Letter to Eduard Bernstein, April 21, 1882


ENGELS TO EDUARD BERNSTEIN

IN ZURICH

London, 21 April 1882

Dear Mr Bernstein,

I am sending you a piece from the Kölner Zeitung on 'Baron Hirsch'.[1] It is significant that bourgeois papers should find it necessary to denounce such a trickster. The whole article is worth reprinting if space is available. It would make a splendid feuilleton, particularly as emanating from the Kölnische Zeitung. If you can't reprint it in its entirety, perhaps you would return it to me when you have done with it. You might also return me the ms. of the 'Preface'[2] sometime.

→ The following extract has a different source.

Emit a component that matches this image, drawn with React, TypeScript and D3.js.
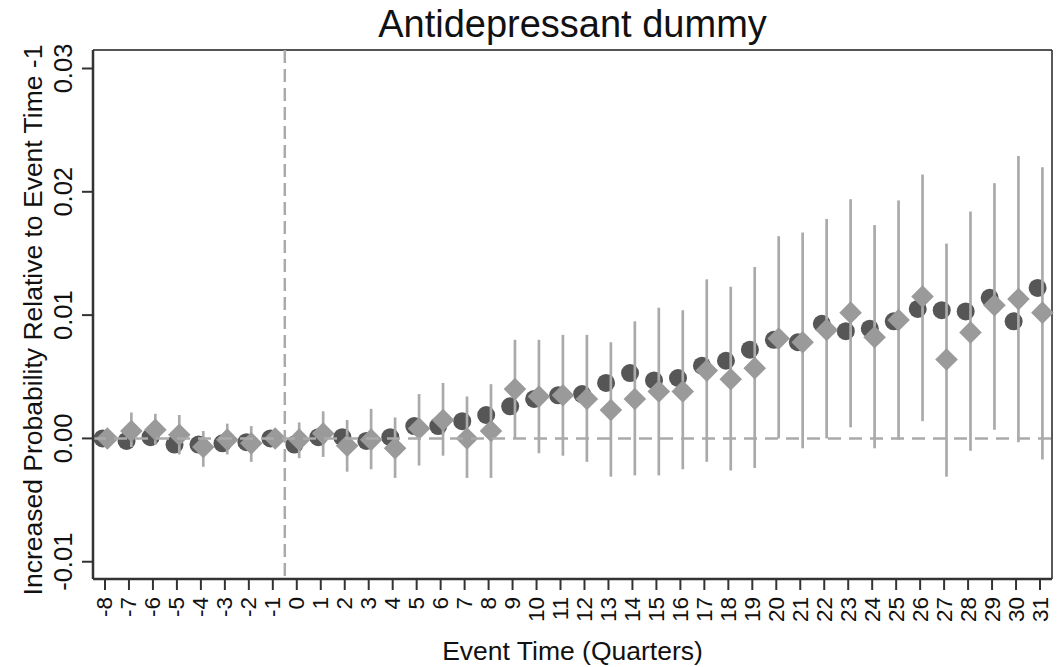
import * as d3 from "d3";

// event time in quarters, relative to the event
const eventTimes = [
  -8, -7, -6, -5, -4, -3, -2, -1, 0, 1, 2, 3, 4, 5, 6, 7, 8, 9, 10, 11, 12, 13,
  14, 15, 16, 17, 18, 19, 20, 21, 22, 23, 24, 25, 26, 27, 28, 29, 30, 31,
];

// dark circles
const circleEst = [
  0.0, -0.0002, 0.0001, -0.0005, -0.0005, -0.0004, -0.0003, 0.0, -0.0005,
  0.0001, 0.0001, -0.0002, 0.0001, 0.001, 0.001, 0.0014, 0.0019, 0.0026,
  0.0032, 0.0035, 0.0036, 0.0045, 0.0053, 0.0047, 0.0049, 0.0059, 0.0063,
  0.0072, 0.008, 0.0078, 0.0093, 0.0087, 0.0089, 0.0095, 0.0105, 0.0104,
  0.0103, 0.0114, 0.0095, 0.0122,
];

// light diamonds (with the confidence bands)
const diamondEst = [
  0.0, 0.0006, 0.0007, 0.0003, -0.0007, -0.0001, -0.0004, 0.0, -0.0001,
  0.0004, -0.0006, -0.0001, -0.0008, 0.0008, 0.0015, 0.0, 0.0006, 0.004,
  0.0034, 0.0035, 0.0032, 0.0023, 0.0032, 0.0038, 0.0038, 0.0055, 0.0048,
  0.0057, 0.0081, 0.0078, 0.0088, 0.0102, 0.0082, 0.0096, 0.0115, 0.0064,
  0.0086, 0.0108, 0.0113, 0.0102,
];

const ciLow = [
  -0.0006, -0.0007, -0.0005, -0.0013, -0.0023, -0.0013, -0.0019, 0.0, -0.0016,
  -0.0015, -0.0027, -0.0025, -0.0032, -0.0022, -0.0014, -0.0032, -0.0032, 0.0,
  -0.0012, -0.0014, -0.0019, -0.0031, -0.003, -0.003, -0.0025, -0.0019,
  -0.0026, -0.0024, 0.0, -0.0008, 0.0, 0.0009, -0.0008, -0.0001, 0.0014,
  -0.0031, -0.001, 0.0007, -0.0003, -0.0017,
];

const ciHigh = [
  0.0006, 0.0021, 0.002, 0.0019, 0.0006, 0.0012, 0.001, 0.0, 0.0013, 0.0022,
  0.0015, 0.0024, 0.0017, 0.0036, 0.0045, 0.0034, 0.0044, 0.008, 0.008,
  0.0084, 0.0084, 0.0078, 0.0095, 0.0106, 0.0104, 0.0129, 0.0123, 0.0139,
  0.0164, 0.0167, 0.0178, 0.0194, 0.0173, 0.0193, 0.0214, 0.0158, 0.0184,
  0.0207, 0.0229, 0.022,
];

const yTicks = [-0.01, 0.0, 0.01, 0.02, 0.03];

const W = 1061;
const H = 667;
const left = 93;
const right = 1052;
const top = 50;
const bottom = 579;
const font = "'Liberation Sans', Arial, sans-serif";

export default function App() {
  const x = d3.scaleLinear().domain([-8.5, 31.5]).range([left, right]);
  const y = d3.scaleLinear().domain([-0.0114, 0.0315]).range([bottom, top]);
  const diamond = d3.symbol(d3.symbolSquare, 255)();
  const fmt = (v: number) => d3.format(".2f")(v).replace("\u2212", "-");

  return (
    <svg
      width={W}
      height={H}
      style={{ position: "absolute", left: 0, top: 0, background: "#fff" }}
    >
      <text
        x={(left + right) / 2}
        y={37}
        textAnchor="middle"
        fontFamily={font}
        fontSize={38}
        fill="#111"
      >
        Antidepressant dummy
      </text>

      {/* frame */}
      <line x1={left} x2={right} y1={top} y2={top} stroke="#555" strokeWidth={2} />
      <line x1={right} x2={right} y1={top} y2={bottom} stroke="#222" strokeWidth={1.5} />

      {/* dark circles */}
      {eventTimes.map((t, i) => (
        <circle key={"c" + t} cx={x(t - 0.1)} cy={y(circleEst[i])} r={9} fill="#565656" />
      ))}

      {/* confidence bars */}
      {eventTimes.map((t, i) => (
        <line
          key={"b" + t}
          x1={x(t + 0.1)}
          x2={x(t + 0.1)}
          y1={y(ciLow[i])}
          y2={y(ciHigh[i])}
          stroke="#aaa"
          strokeWidth={2.7}
        />
      ))}

      {/* diamonds */}
      {eventTimes.map((t, i) => (
        <path
          key={"d" + t}
          d={diamond}
          transform={`translate(${x(t + 0.1)},${y(diamondEst[i])}) rotate(45)`}
          fill="#9a9a9a"
        />
      ))}

      {/* reference lines */}
      <line
        x1={left}
        x2={right}
        y1={y(0)}
        y2={y(0)}
        stroke="#aaa"
        strokeWidth={2.5}
        strokeDasharray="13,8"
      />
      <line
        x1={x(-0.5)}
        x2={x(-0.5)}
        y1={top}
        y2={bottom}
        stroke="#aaa"
        strokeWidth={2.5}
        strokeDasharray="13,6"
      />

      {/* y axis */}
      <line x1={left} x2={left} y1={top} y2={bottom} stroke="#333" strokeWidth={2.5} />
      {yTicks.map((v) => (
        <g key={v}>
          <line x1={left - 11} x2={left} y1={y(v)} y2={y(v)} stroke="#333" strokeWidth={2} />
          <text
            transform={`translate(72,${y(v)}) rotate(-90)`}
            textAnchor="middle"
            fontFamily={font}
            fontSize={25.5}
            fill="#111"
          >
            {fmt(v)}
          </text>
        </g>
      ))}
      <text
        transform={`translate(41.5,320) rotate(-90)`}
        textAnchor="middle"
        fontFamily={font}
        fontSize={26.5}
        fill="#111"
      >
        Increased Probability Relative to Event Time -1
      </text>

      {/* x axis */}
      <line x1={left} x2={right} y1={bottom} y2={bottom} stroke="#333" strokeWidth={2.5} />
      {eventTimes.map((t) => (
        <g key={"t" + t}>
          <line x1={x(t)} x2={x(t)} y1={bottom} y2={bottom + 11} stroke="#333" strokeWidth={2} />
          <text
            transform={`translate(${x(t) + 7.5},597) rotate(-90)`}
            textAnchor="end"
            fontFamily={font}
            fontSize={22.5}
            fill="#111"
          >
            {t}
          </text>
        </g>
      ))}
      <text
        x={(left + right) / 2}
        y={660}
        textAnchor="middle"
        fontFamily={font}
        fontSize={26.5}
        fill="#111"
      >
        Event Time (Quarters)
      </text>
    </svg>
  );
}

Let me elucidate: Mahmud Nedim Pasha is, like Mahmud Damat Pasha (the Sultan's[3] brother-in-law), Russia's chief paid agent in Constantinople. When the Russian, Poliakov, who was also after the Turkish railway concessions, had failed to get them (for the Russians could not start a war against Turkey and simultaneously con the Turks), it was naturally of the utmost concern to the Russians to see to it that the terms imposed upon the Austrian, Hirsch, who was the sole competitor and, what's more, Austria's protégé, were of such a kind as to make Hirsch, and with him Austria, hated in Turkey and to prevent Turkey from getting a coherent railway network after all. Besides, anything that weakened Turkey financially was advantageous to Russia — relatively speaking. So Nedim does his deal. Hirsch pays him for selling Turkey to him and Russia pays him again just for selling Turkey. The fact is that Russian diplomacy does business in the grand manner, with none of your small shopkeeper's niggardly, envious eye to his competitors and hence, if there's no other way of doing it, it can even permit an adversary like Austria an apparent or momentary advantage and nevertheless turn this to its own account. Kindest regards to you and Kautsky.

Yours,

F. E.

  1. Engels is referring to the establishment of a quadrilateral of Russian fortresses to counterbalance the Turkish one on Bulgarian territory. Rustchuk, Shumla, Silistria and Varna were a stronghold where the main Turkish forces were concentrated at the outset of the Russo-Turkish war of 1877-78.
  2. K. Marx and F. Engels, 'Preface to the Second Russian Edition of the Manifesto of the Communist Party (see present edition, Vol. 24, pp. 425-26).